[start The data]

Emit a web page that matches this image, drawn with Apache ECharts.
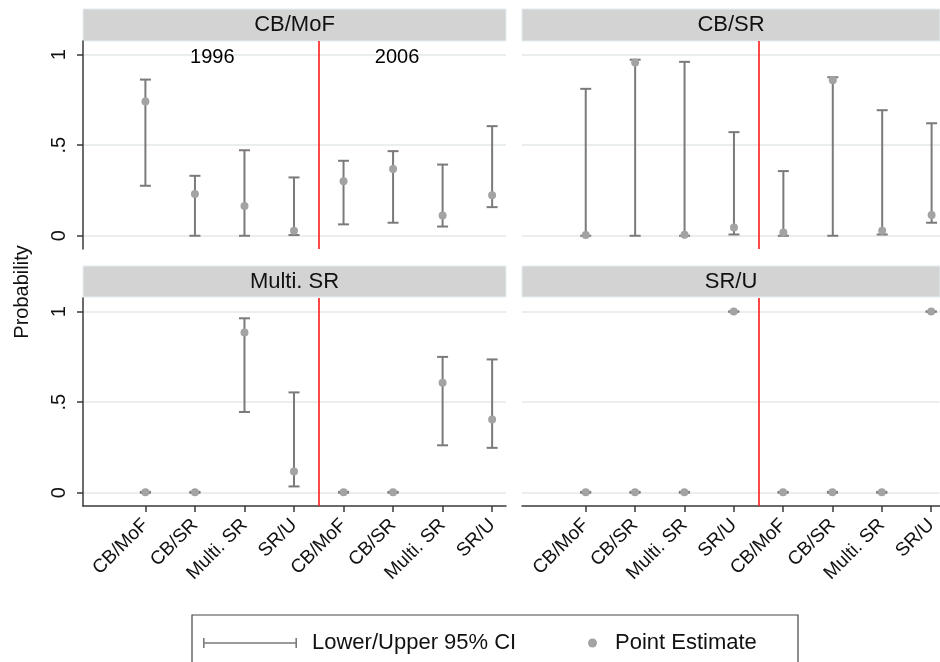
<!DOCTYPE html>
<html><head><meta charset="utf-8">
<script src="https://cdn.jsdelivr.net/npm/echarts@6/dist/echarts.min.js"></script>
<style>html,body{margin:0;padding:0;background:#fff}#c{width:940px;height:662px}</style>
</head><body><div id="c"></div>
<script>
// ---- data ----
const categories = ['CB/MoF', 'CB/SR', 'Multi. SR', 'SR/U', 'CB/MoF', 'CB/SR', 'Multi. SR', 'SR/U'];
const panelTitles = ['CB/MoF', 'CB/SR', 'Multi. SR', 'SR/U'];
const yTickValues = [0, 0.5, 1];
const yTickLabels = ['0', '.5', '1'];
const yearLabels = ['1996', '2006'];
const yearLabelX = [2.35, 6.08];
const yearLabelY = [0.985, 0.985];
const periodDivider = 4.5;

const pointCBMoF = [0.741, 0.230, 0.165, 0.028, 0.301, 0.369, 0.112, 0.224];
const lowerCBMoF = [0.276, 0.000, 0.000, 0.004, 0.063, 0.072, 0.051, 0.158];
const upperCBMoF = [0.862, 0.331, 0.472, 0.322, 0.414, 0.467, 0.393, 0.605];

const pointCBSR = [0.004, 0.956, 0.005, 0.046, 0.018, 0.858, 0.028, 0.114];
const lowerCBSR = [0.000, 0.000, 0.000, 0.007, 0.000, 0.000, 0.007, 0.072];
const upperCBSR = [0.811, 0.972, 0.960, 0.572, 0.357, 0.875, 0.693, 0.621];

const pointMultiSR = [0.003, 0.003, 0.884, 0.117, 0.003, 0.003, 0.607, 0.404];
const lowerMultiSR = [0.000, 0.000, 0.446, 0.035, 0.000, 0.000, 0.262, 0.248];
const upperMultiSR = [0.005, 0.005, 0.963, 0.554, 0.005, 0.005, 0.750, 0.736];

const pointSRU = [0.003, 0.003, 0.003, 1.000, 0.003, 0.003, 0.003, 1.000];
const lowerSRU = [0.000, 0.000, 0.000, 1.000, 0.000, 0.000, 0.000, 1.000];
const upperSRU = [0.005, 0.005, 0.005, 1.000, 0.005, 0.005, 0.005, 1.000];

const panelPoints = [pointCBMoF, pointCBSR, pointMultiSR, pointSRU];
const panelLower = [lowerCBMoF, lowerCBSR, lowerMultiSR, lowerSRU];
const panelUpper = [upperCBMoF, upperCBSR, upperMultiSR, upperSRU];

// ---- layout / style ----
const FONT = "'Liberation Sans', Arial, Helvetica, sans-serif";
const BAR = '#7a7a7a';
const DOT = '#a3a3a3';
const AXIS = '#3a3a3a';
const GRIDC = '#e4e8ea';
const grids = [
  {left: 83, top: 41, width: 423, height: 208},
  {left: 522, top: 41, width: 418, height: 208},
  {left: 83, top: 298, width: 423, height: 208},
  {left: 522, top: 298, width: 418, height: 208}
];
const headers = [
  {x: 83, y: 9, w: 423, h: 32},
  {x: 522, y: 9, w: 418, h: 32},
  {x: 83, y: 266, w: 423, h: 31},
  {x: 522, y: 266, w: 418, h: 31}
];
const xRange = [[-0.26, 8.28], [-0.29, 8.17], [-0.26, 8.28], [-0.29, 8.17]];
const yRange = [-0.073, 1.075];
const catIdx = categories.map((c, i) => i + 1);

const xAxes = grids.map((g, i) => {
  const bottom = i >= 2;
  return {
    type: 'value', gridIndex: i, min: xRange[i][0], max: xRange[i][1],
    axisLine: {show: bottom, onZero: false, lineStyle: {color: AXIS, width: 1.5}},
    axisTick: {show: bottom, customValues: catIdx, length: 6, lineStyle: {color: AXIS, width: 1.5}},
    axisLabel: {show: bottom, customValues: catIdx, rotate: 45, margin: 16, fontSize: 19,
      fontFamily: FONT, color: '#111', formatter: v => categories[Math.round(v) - 1] || ''},
    splitLine: {show: false}
  };
});
const yAxes = grids.map((g, i) => {
  const left = i % 2 === 0;
  return {
    type: 'value', gridIndex: i, min: yRange[0], max: yRange[1],
    axisLine: {show: left, onZero: false, lineStyle: {color: AXIS, width: 1.5}},
    axisTick: {show: left, customValues: yTickValues, length: 6, lineStyle: {color: AXIS, width: 1.5}},
    axisLabel: {show: left, customValues: yTickValues, rotate: 90, margin: 14, fontSize: 20,
      fontFamily: FONT, color: '#111',
      formatter: v => { const k = yTickValues.indexOf(Math.round(v * 100) / 100); return k >= 0 ? yTickLabels[k] : ''; }},
    splitLine: {show: true, lineStyle: {color: GRIDC, width: 1.5}}
  };
});

const series = [];
for (let i = 0; i < 4; i++) {
  series.push({
    type: 'custom', name: 'Lower/Upper 95% CI', xAxisIndex: i, yAxisIndex: i, z: 2, silent: true,
    itemStyle: {color: BAR},
    data: panelLower[i].map((lo, k) => [k + 1, lo, panelUpper[i][k]]),
    encode: {x: 0, y: [1, 2]},
    renderItem: (params, api) => {
      const x = api.value(0);
      const lo = api.coord([x, api.value(1)]);
      const hi = api.coord([x, api.value(2)]);
      const hw = 5.5;
      const st = {stroke: BAR, lineWidth: 2};
      return {type: 'group', children: [
        {type: 'line', shape: {x1: lo[0], y1: lo[1], x2: hi[0], y2: hi[1]}, style: st},
        {type: 'line', shape: {x1: lo[0] - hw, y1: lo[1], x2: lo[0] + hw, y2: lo[1]}, style: st},
        {type: 'line', shape: {x1: hi[0] - hw, y1: hi[1], x2: hi[0] + hw, y2: hi[1]}, style: st}
      ]};
    }
  });
  series.push({
    type: 'scatter', name: 'Point Estimate', xAxisIndex: i, yAxisIndex: i, z: 3, silent: true,
    symbol: 'circle', symbolSize: 8, itemStyle: {color: DOT, opacity: 1},
    data: panelPoints[i].map((p, k) => [k + 1, p]),
    markLine: {silent: true, symbol: ['none', 'none'], label: {show: false},
      lineStyle: {color: '#ff1a1a', width: 1.6, type: 'solid'},
      emphasis: {disabled: true},
      data: [{xAxis: periodDivider}]}
  });
}
series.push({
  type: 'scatter', name: 'years', xAxisIndex: 0, yAxisIndex: 0, silent: true, symbolSize: 1, z: 4,
  itemStyle: {opacity: 0},
  data: yearLabels.map((t, k) => ({name: t, value: [yearLabelX[k], yearLabelY[k]]})),
  label: {show: true, position: 'inside', formatter: '{b}', fontSize: 20, fontFamily: FONT,
    color: '#000', opacity: 1}
});

const graphic = [];
headers.forEach((h, i) => {
  graphic.push({type: 'rect', shape: {x: h.x, y: h.y, width: h.w, height: h.h}, silent: true,
    style: {fill: '#d3d3d3', stroke: '#e3eef1', lineWidth: 1}, z: 0});
  graphic.push({type: 'text', x: h.x + h.w / 2, y: h.y + h.h / 2, silent: true, z: 1,
    style: {text: panelTitles[i], font: '22px ' + FONT, fill: '#111', align: 'center', verticalAlign: 'middle'}});
});
graphic.push({type: 'text', x: 22, y: 292, rotation: Math.PI / 2, silent: true,
  style: {text: 'Probability', font: '20px ' + FONT, fill: '#111', align: 'center', verticalAlign: 'middle'}});
graphic.push({type: 'rect', shape: {x: 192, y: 615, width: 606, height: 54}, silent: true,
  style: {fill: 'none', stroke: '#444', lineWidth: 1.2}});

const ciIcon = 'path://M0,0H1.6V4.2H92.4V0H94V10H92.4V5.8H1.6V10H0Z';

const option = {
  animation: false,
  backgroundColor: '#fff',
  grid: grids,
  xAxis: xAxes,
  yAxis: yAxes,
  legend: [
    {left: 203, top: 632, itemWidth: 94, itemHeight: 10, selectedMode: false, padding: 0,
      data: [{name: 'Lower/Upper 95% CI', icon: ciIcon, itemStyle: {color: BAR}}],
      textStyle: {fontSize: 22, fontFamily: FONT, color: '#111', padding: [0, 0, 0, 10]}},
    {left: 588, top: 632, itemWidth: 9, itemHeight: 9, selectedMode: false, padding: 0,
      data: [{name: 'Point Estimate', icon: 'circle', itemStyle: {color: DOT}}],
      textStyle: {fontSize: 22, fontFamily: FONT, color: '#111', padding: [0, 0, 0, 13]}}
  ],
  graphic: graphic,
  series: series
};
const chart = echarts.init(document.getElementById('c'), null, {renderer: 'canvas'});
chart.setOption(option);
</script>
</body></html>
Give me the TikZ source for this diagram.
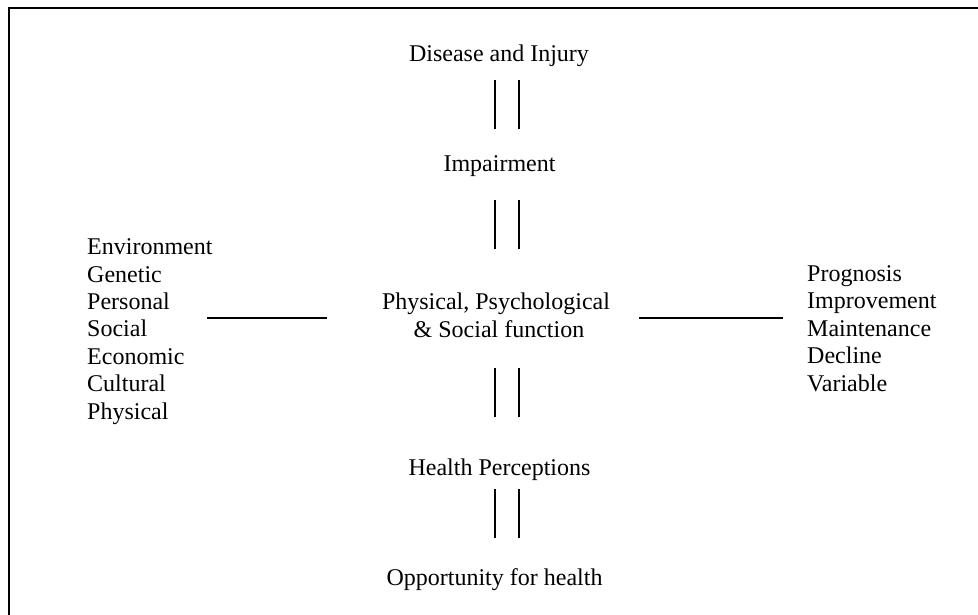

[end The data]

Task brief: Restate the lines of the records exactly, starting at the first and stopping after the line with "0.875, 0.693, 0.621];". Leave out any picture.

Solved exercise:
Emit a web page that matches this image, drawn with Apache ECharts.
<!DOCTYPE html>
<html><head><meta charset="utf-8">
<script src="https://cdn.jsdelivr.net/npm/echarts@6/dist/echarts.min.js"></script>
<style>html,body{margin:0;padding:0;background:#fff}#c{width:940px;height:662px}</style>
</head><body><div id="c"></div>
<script>
// ---- data ----
const categories = ['CB/MoF', 'CB/SR', 'Multi. SR', 'SR/U', 'CB/MoF', 'CB/SR', 'Multi. SR', 'SR/U'];
const panelTitles = ['CB/MoF', 'CB/SR', 'Multi. SR', 'SR/U'];
const yTickValues = [0, 0.5, 1];
const yTickLabels = ['0', '.5', '1'];
const yearLabels = ['1996', '2006'];
const yearLabelX = [2.35, 6.08];
const yearLabelY = [0.985, 0.985];
const periodDivider = 4.5;

const pointCBMoF = [0.741, 0.230, 0.165, 0.028, 0.301, 0.369, 0.112, 0.224];
const lowerCBMoF = [0.276, 0.000, 0.000, 0.004, 0.063, 0.072, 0.051, 0.158];
const upperCBMoF = [0.862, 0.331, 0.472, 0.322, 0.414, 0.467, 0.393, 0.605];

const pointCBSR = [0.004, 0.956, 0.005, 0.046, 0.018, 0.858, 0.028, 0.114];
const lowerCBSR = [0.000, 0.000, 0.000, 0.007, 0.000, 0.000, 0.007, 0.072];
const upperCBSR = [0.811, 0.972, 0.960, 0.572, 0.357, 0.875, 0.693, 0.621];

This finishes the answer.